There’s a lot of talk recently about Peerindex, Klout Scores, and weighting customer service policies to consider the social media reach and influence of your customers. Me, I’m more interested in the marketing and legal conundrums that Twitter poses.
For instance, in Taiwan, more than two dozen people have been jailed for tweeting their complaints about businesses. Recently, I read the news about a woman who tweeted about cockroaches scuttling across the floor in a restaurant and noodles that were too salty was sued by the restaurant owner — and was ordered to pay $5,000 in compensation because she’d only sampled one dish and wasn’t competent to make a sweeping statement about his noodles. She also got 30 days in jail for defamation. (The judge said it was ok to tweet about the cockroaches.)
If American courts did that, our jails would be overrun in hours. Taking to Twitter to complain about customer service is the fastest — and most effective — way that consumers have ever found to voice their unhappiness. According to eMarketer, 53% of social media users say that “providing feedback to a brand or retailer” is an important reason they post their complaints online.

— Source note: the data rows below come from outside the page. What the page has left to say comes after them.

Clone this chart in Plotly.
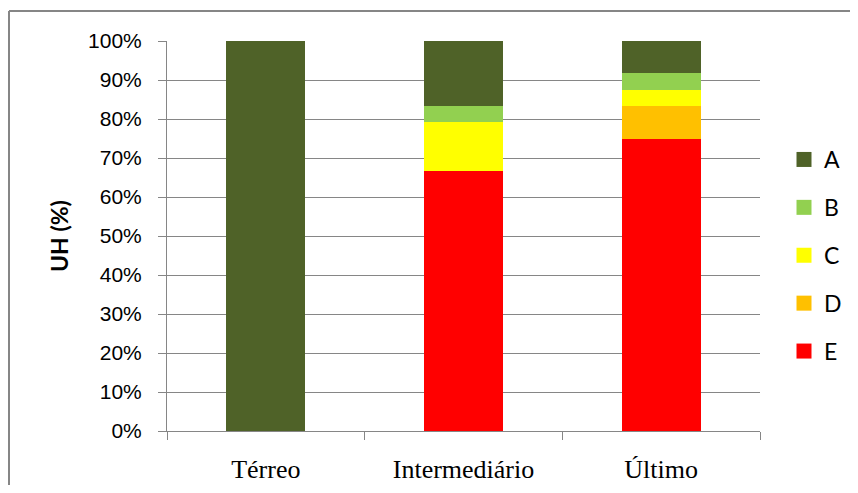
import plotly.graph_objects as go

categories = ["Térreo", "Intermediário", "Último"]
series_names = ["E", "D", "C", "B", "A"]
legend_order = ["A", "B", "C", "D", "E"]
E = [0, 66.67, 75.0]
D = [0, 0, 8.33]
C = [0, 12.5, 4.17]
B = [0, 4.17, 4.17]
A = [100, 16.67, 8.33]
colors = {"A": "#4F6228", "B": "#92D050", "C": "#FFFF00", "D": "#FFC000", "E": "#FF0000"}
values = {"A": A, "B": B, "C": C, "D": D, "E": E}
y_ticks = list(range(0, 101, 10))
y_tick_labels = [f"{v}%" for v in y_ticks]

fig = go.Figure()
for name in series_names:
    fig.add_trace(go.Bar(
        x=categories, y=values[name], name=name,
        marker=dict(color=colors[name], line=dict(width=0)),
        showlegend=False,
    ))
# legend entries (larger square swatches)
for i, name in enumerate(legend_order):
    fig.add_trace(go.Scatter(
        x=[None], y=[None], name=name, mode="markers",
        marker=dict(symbol="square", size=15, color=colors[name]),
        legendgroup=name, legendrank=i + 1, showlegend=True,
    ))

# page has an 8px body margin: figure coords = page coords - 8
W, H = 842, 477
L, R, T, B_ = 159, 90, 33, 54
pw, ph = W - L - R, H - T - B_

fig.update_layout(
    width=W, height=H,
    barmode="stack", bargap=0.6,
    margin=dict(l=L, r=R, t=T, b=B_, autoexpand=False),
    plot_bgcolor="white", paper_bgcolor="white",
    showlegend=True,
    legend=dict(
        traceorder="grouped", tracegroupgap=15,
        x=(776 - L) / pw, xanchor="left", y=1 - (130 - T) / ph, yanchor="top",
        font=dict(family="Lato, Liberation Sans, sans-serif", size=23, color="black"),
        itemsizing="trace",
    ),
    xaxis=dict(
        type="category", tickson="boundaries",
        ticks="outside", ticklen=8, tickcolor="#868686",
        showline=True, linecolor="#868686", linewidth=1,
        tickfont=dict(family="Liberation Serif, Times New Roman, serif", size=26, color="black"),
        ticklabelstandoff=15, automargin=False,
        showgrid=False,
    ),
    yaxis=dict(
        range=[0, 100], tickvals=y_ticks, ticktext=y_tick_labels,
        ticks="outside", ticklen=8, tickcolor="#868686",
        showline=True, linecolor="#868686", linewidth=1,
        showgrid=True, gridcolor="#868686", gridwidth=1,
        tickfont=dict(family="Liberation Sans, Arial, sans-serif", size=21, color="black"),
        ticklabelstandoff=12, automargin=False,
        title=dict(text="<b>UH (%)</b>", standoff=13,
                   font=dict(family="Lato, Liberation Sans, sans-serif", size=23, color="black")),
        zeroline=False,
    ),
)

# chart border (only top and left edges are visible in the frame)
bx0 = (1 - L) / pw
by1 = 1 + (T - 3) / ph
fig.add_shape(type="line", xref="paper", yref="paper",
              x0=bx0, x1=(W + 20 - L) / pw, y0=by1, y1=by1,
              line=dict(color="#868686", width=2), layer="below")
fig.add_shape(type="line", xref="paper", yref="paper",
              x0=bx0, x1=bx0, y0=-(H + 20 - T - ph) / ph, y1=by1,
              line=dict(color="#868686", width=2), layer="below")

fig.write_html("out.html")
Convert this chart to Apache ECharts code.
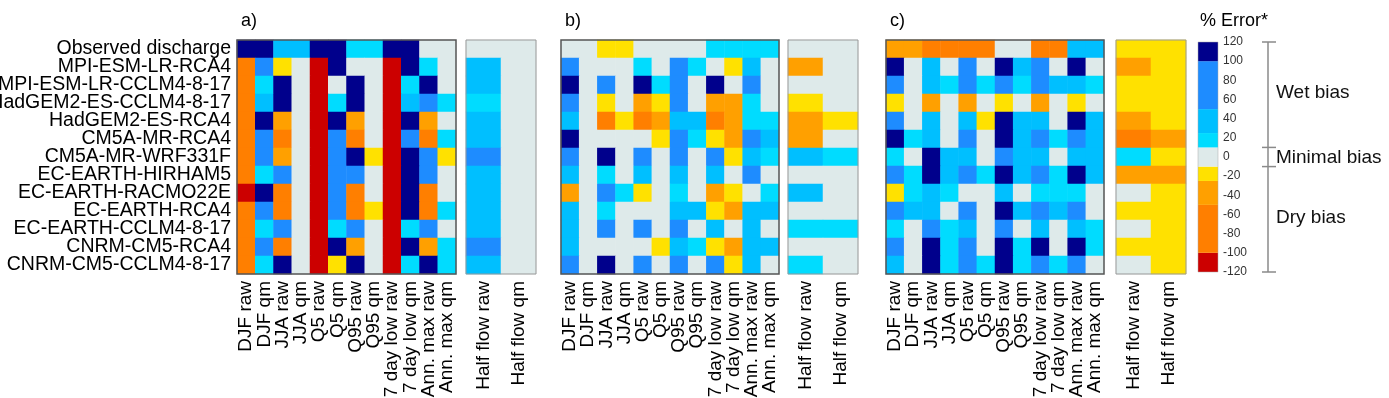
<!DOCTYPE html>
<html>
<head>
<meta charset="utf-8">
<script src="https://cdn.jsdelivr.net/npm/echarts@6/dist/echarts.min.js"></script>
<style>
  html, body { margin: 0; padding: 0; background: #fff; }
  #chart { width: 1389px; height: 398px; }
</style>
</head>
<body>
<div id="chart"></div>
<script>
// rows (top to bottom) and columns
var models = ['Observed discharge', 'MPI-ESM-LR-RCA4', 'MPI-ESM-LR-CCLM4-8-17', 'HadGEM2-ES-CCLM4-8-17',
  'HadGEM2-ES-RCA4', 'CM5A-MR-RCA4', 'CM5A-MR-WRF331F', 'EC-EARTH-HIRHAM5', 'EC-EARTH-RACMO22E',
  'EC-EARTH-RCA4', 'EC-EARTH-CCLM4-8-17', 'CNRM-CM5-RCA4', 'CNRM-CM5-CCLM4-8-17']
var indices = ['DJF raw', 'DJF qm', 'JJA raw', 'JJA qm', 'Q5 raw', 'Q5 qm', 'Q95 raw', 'Q95 qm',
  '7 day low raw', '7 day low qm', 'Ann. max raw', 'Ann. max qm']
var halfFlow = ['Half flow raw', 'Half flow qm']

// % error, estimated from the colour classes of the picture
var errA = [
  [110, 110, 35, 35, 110, 110, 15, 15, 110, 110, 0, 0],
  [-75, 75, -15, 0, -110, 110, 0, 0, -110, 110, 15, 0],
  [-75, 15, 110, 0, -110, 0, 110, 0, -110, 15, 110, 0],
  [-75, 35, 110, 0, -110, 15, 110, 0, -110, 35, 75, 15],
  [-75, 110, -35, 0, -110, 110, -35, 0, -110, 110, -35, 0],
  [-75, 75, -75, 0, -110, 75, -75, 0, -110, 75, -75, 15],
  [-75, 75, -35, 0, -110, 75, 110, -15, -110, 110, 75, -15],
  [-75, 15, 75, 0, -110, 75, 75, 0, -110, 110, 75, 0],
  [-110, 110, -75, 0, -110, 75, -75, 0, -110, 110, -75, 0],
  [-75, 75, -75, 0, -110, 75, -75, -15, -110, 110, -75, 15],
  [-75, 15, 75, 0, -110, 15, 75, 0, -110, 15, 75, 0],
  [-75, 75, -75, 0, -110, 110, -35, 0, -110, 110, -35, 15],
  [-75, 15, 110, 0, -110, -15, 110, 0, -110, 15, 110, 15]
]
var halfA = [[0, 0], [35, 0], [35, 0], [15, 0], [35, 0], [35, 0], [75, 0], [35, 0], [35, 0], [35, 0], [35, 0], [75, 0], [35, 0]]

var errB = [
  [0, 0, -15, -15, 0, 0, 0, 0, 15, 15, 15, 15],
  [75, 0, 0, 0, 15, 0, 75, 15, 0, -15, 35, 0],
  [110, 0, 75, 0, 110, 15, 75, 0, 110, 0, 75, 0],
  [75, 0, -15, 0, -35, -15, 75, 0, -35, -35, 15, 0],
  [35, 0, -75, -15, -75, -35, 35, 35, -75, -35, 15, 15],
  [110, 0, 0, 0, 0, -15, 75, 15, -15, -35, 75, 35],
  [75, 0, 110, 0, 75, 0, 75, 0, 75, -15, 35, 15],
  [35, 0, 15, 0, 35, 0, 35, 0, 35, 0, 75, 0],
  [-35, 0, 75, 15, -15, 0, 15, 0, -35, -15, 0, 15],
  [35, 0, 15, 0, 0, 0, 35, 35, -15, -35, 35, 35],
  [35, 0, 75, 0, 75, 0, 75, 0, 35, 0, 35, 0],
  [35, 0, 0, 0, 0, -15, 35, 15, -15, -35, 35, 35],
  [75, 0, 110, 0, 75, 0, 75, 0, 75, -15, 35, 0]
]
var halfB = [[0, 0], [-35, 0], [0, 0], [-15, 0], [-35, -15], [-35, 0], [35, 15], [0, 0], [35, 0], [0, 0], [15, 15], [0, 0], [15, 0]]

var errC = [
  [-35, -35, -75, -75, -75, -75, 0, 0, -75, -75, 35, 35],
  [110, 0, 35, 0, 75, 0, 110, 35, 75, 0, 110, 0],
  [75, 0, 35, 15, 75, 15, 75, 15, 75, 35, 35, 15],
  [-15, 0, -35, 0, -35, 0, -15, 0, -35, 0, -15, 0],
  [75, 0, 35, 0, 35, -15, 110, 35, 35, 0, 110, 35],
  [110, 15, 35, 0, 75, 0, 110, 35, 75, 15, 75, 35],
  [15, 0, 110, 35, 35, 0, 75, 35, 35, 0, 35, 35],
  [75, 15, 110, 35, 75, 15, 110, 35, 75, 15, 110, 35],
  [-15, 15, 35, 15, 0, 0, 35, 0, 15, 15, 15, 0],
  [75, 35, 35, 0, 75, 0, 110, 35, 75, 35, 75, 0],
  [15, 0, 75, 15, 35, 0, 75, 0, 35, 0, 35, 15],
  [75, 0, 110, 15, 75, 0, 110, 15, 110, 0, 110, 15],
  [35, 0, 110, 15, 75, 15, 110, 15, 75, 15, 75, 0]
]
var halfC = [[-15, -15], [-35, -15], [-15, -15], [-15, -15], [-35, -15], [-75, -35], [15, -15], [-35, -35], [0, -15], [-15, -15], [0, -15], [-15, -15], [0, -15]]

// colour classes of the legend
var levels = [-120, -100, -50, -25, -10, 10, 25, 50, 100, 120]
var levelColors = ['#cc0000', '#ff7f00', '#ffa000', '#ffe100', '#deeaea', '#00dcff', '#00bfff', '#1e8cff', '#00008c']

var FONT = 'Liberation Sans'

function toCells(rows) {
  var out = []
  rows.forEach(function (row, y) {
    row.forEach(function (v, x) { out.push([x, y, v]) })
  })
  return out
}

var panels = [
  { left: 237, width: 219, cols: indices, data: errA, main: true },
  { left: 466, width: 70, cols: halfFlow, data: halfA },
  { left: 561, width: 218, cols: indices, data: errB, main: true },
  { left: 788, width: 70, cols: halfFlow, data: halfB },
  { left: 886, width: 218, cols: indices, data: errC, main: true },
  { left: 1116, width: 70, cols: halfFlow, data: halfC }
]

var grid = [], xAxis = [], yAxis = [], series = []
panels.forEach(function (p, i) {
  grid.push({
    left: p.left, top: 40, width: p.width, height: 234, outerBoundsMode: 'none',
    show: true, z: 5, backgroundColor: 'transparent',
    borderColor: p.main ? '#555' : '#999', borderWidth: p.main ? 1.5 : 1
  })
  xAxis.push({
    type: 'category', gridIndex: i, data: p.cols,
    axisLine: { show: false }, axisTick: { show: false }, splitLine: { show: false },
    axisLabel: { interval: 0, rotate: 90, margin: 7, color: '#000', fontFamily: FONT, fontSize: 19 }
  })
  yAxis.push({
    type: 'category', gridIndex: i, data: models, inverse: true,
    axisLine: { show: false }, axisTick: { show: false }, splitLine: { show: false },
    axisLabel: { show: i === 0, interval: 0, margin: 6, color: '#000', fontFamily: FONT, fontSize: 19.5 }
  })
  series.push({
    type: 'heatmap', xAxisIndex: i, yAxisIndex: i, data: toCells(p.data),
    silent: true, itemStyle: { borderWidth: 0 }
  })
})

// colour bar: stacked segments on an offset axis (0..240 shown as -120..120)
grid.push({ left: 1198, top: 42, width: 20, height: 230, outerBoundsMode: 'none', show: true, z: 5, backgroundColor: 'transparent', borderColor: '#aaa', borderWidth: 0.5 })
xAxis.push({ type: 'category', gridIndex: 6, data: ['e'], show: false })
yAxis.push({
  type: 'value', gridIndex: 6, position: 'right', min: 0, max: 240, interval: 20,
  axisLine: { show: false }, axisTick: { show: false }, splitLine: { show: false },
  axisLabel: { margin: 5, color: '#333', fontFamily: FONT, fontSize: 12, formatter: function (v) { return v - 120 } }
})
for (var k = 0; k < levelColors.length; k++) {
  series.push({
    type: 'bar', xAxisIndex: 6, yAxisIndex: 6, stack: 'cb', barWidth: '100%', silent: true,
    data: [levels[k + 1] - levels[k]], itemStyle: { color: levelColors[k] }
  })
}

var pieces = levelColors.map(function (c, k) {
  return { gte: levels[k], lt: levels[k + 1], color: c }
})

function cbY(v) { return 42 + (120 - v) / 240 * 230 }
var lineStyle = { stroke: '#8a8a8a', lineWidth: 1.5 }
var bracket = [
  { type: 'line', shape: { x1: 1268, y1: cbY(120), x2: 1268, y2: cbY(-120) }, style: lineStyle }
]
;[120, 10, -10, -120].forEach(function (v) {
  bracket.push({ type: 'line', shape: { x1: 1262, y1: cbY(v), x2: 1276, y2: cbY(v) }, style: lineStyle })
})
var notes = [['Wet bias', 93], ['Minimal bias', 158], ['Dry bias', 218]]
notes.forEach(function (n) {
  bracket.push({
    type: 'text', x: 1276, y: n[1],
    style: { text: n[0], fill: '#111', font: '19px "' + FONT + '"', textVerticalAlign: 'middle', textAlign: 'left' }
  })
})

var titleStyle = { fontFamily: FONT, fontSize: 18, fontWeight: 'normal', color: '#000' }
var chart = echarts.init(document.getElementById('chart'))
chart.setOption({
  animation: false,
  title: [
    { text: 'a)', left: 236, top: 7, textStyle: titleStyle },
    { text: 'b)', left: 560, top: 7, textStyle: titleStyle },
    { text: 'c)', left: 885, top: 7, textStyle: titleStyle },
    { text: '% Error*', left: 1195, top: 7, textStyle: titleStyle }
  ],
  visualMap: {
    type: 'piecewise', show: false, seriesIndex: [0, 1, 2, 3, 4, 5], pieces: pieces
  },
  grid: grid,
  xAxis: xAxis,
  yAxis: yAxis,
  series: series,
  graphic: bracket
})
</script>
</body>
</html>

This is especially true to American travelers — one in 10 travelers has used a social media site to let their friends and followers in on their travel woes or problems. I fall into that category: my first experience using social media to complain about something was when my husband and I paid for three coach seats on an 18-hour flight to New Zealand, but were allowed to use only two.
Since we’d made this same trip before — and had explained our reasons for buying three seats for two passengers in detail to the travel agent, we cleared customs and headed straight to Air New Zealand customer service. We wanted to change the rest of our itinerary to a higher class of service — applying the purchase price for the unused third seat to the cost of two seats on the rest of the trip. The airline refused, because the trip had already started.
Several social media posts later, a reporter for a major newspaper contacted the airline on our behalf — and we got the seats we needed plus a refund.
As a marketer, I know how important it is to keep customers happy, and I understand why monitoring social media is critical in engaging with customers and delivering a positive user experience. But I wonder sometimes if we aren’t rewarding people for bad behavior. I mean, do belligerent customers deserve better service than polite, quiet customers who don’t yell at all?
Does the customer with the highest Klout score or biggest number of Twitter followers really deserve to be treated differently than another customer who isn’t a social media maven?
You can’t waive a policy every time someone complains about it. And you certainly can’t set the precedent that you have a two-tier customer service structure — one for people with access to social media, and one for those without.
Or can you? Consider this from Social Fresh:
“We know from Klout that some of the companies using the data in their API are call centers. Is it your cell phone company’s customer service call center? Maybe. So far, no brands have publicly announced that they use this sort of data, but I have it on good authority that some big brand names integrate this information.
“Klout can be an extra data point for call centers to, again, add intelligence to the processing of the calls they receive. For example, customers calling it with high Klout scores might get a shorter wait time. Or maybe high Klout score customers get routed to a different set of customer service responders entirely, employees that are tech and social media savvy.”
I’m personally conflicted about this. Listening carefully to the conversation about your brand, and weighing in with facts, information, and offers of help whenever a customer has a problem, is almost always a good idea. And anyone who’s been in marketing and PR as long as I have know that there are always going to be people who move to the head of the line just because of who they are — and that’s true whether you run a nightclub with a velvet rope outside or a technology company making sure that your newest products get into the hands of those who can help you shape the market.
So I guess the only thing that’s changed is that the ability to become an influencer, or to shape a market, has gotten a lot more democratic in the age of social media.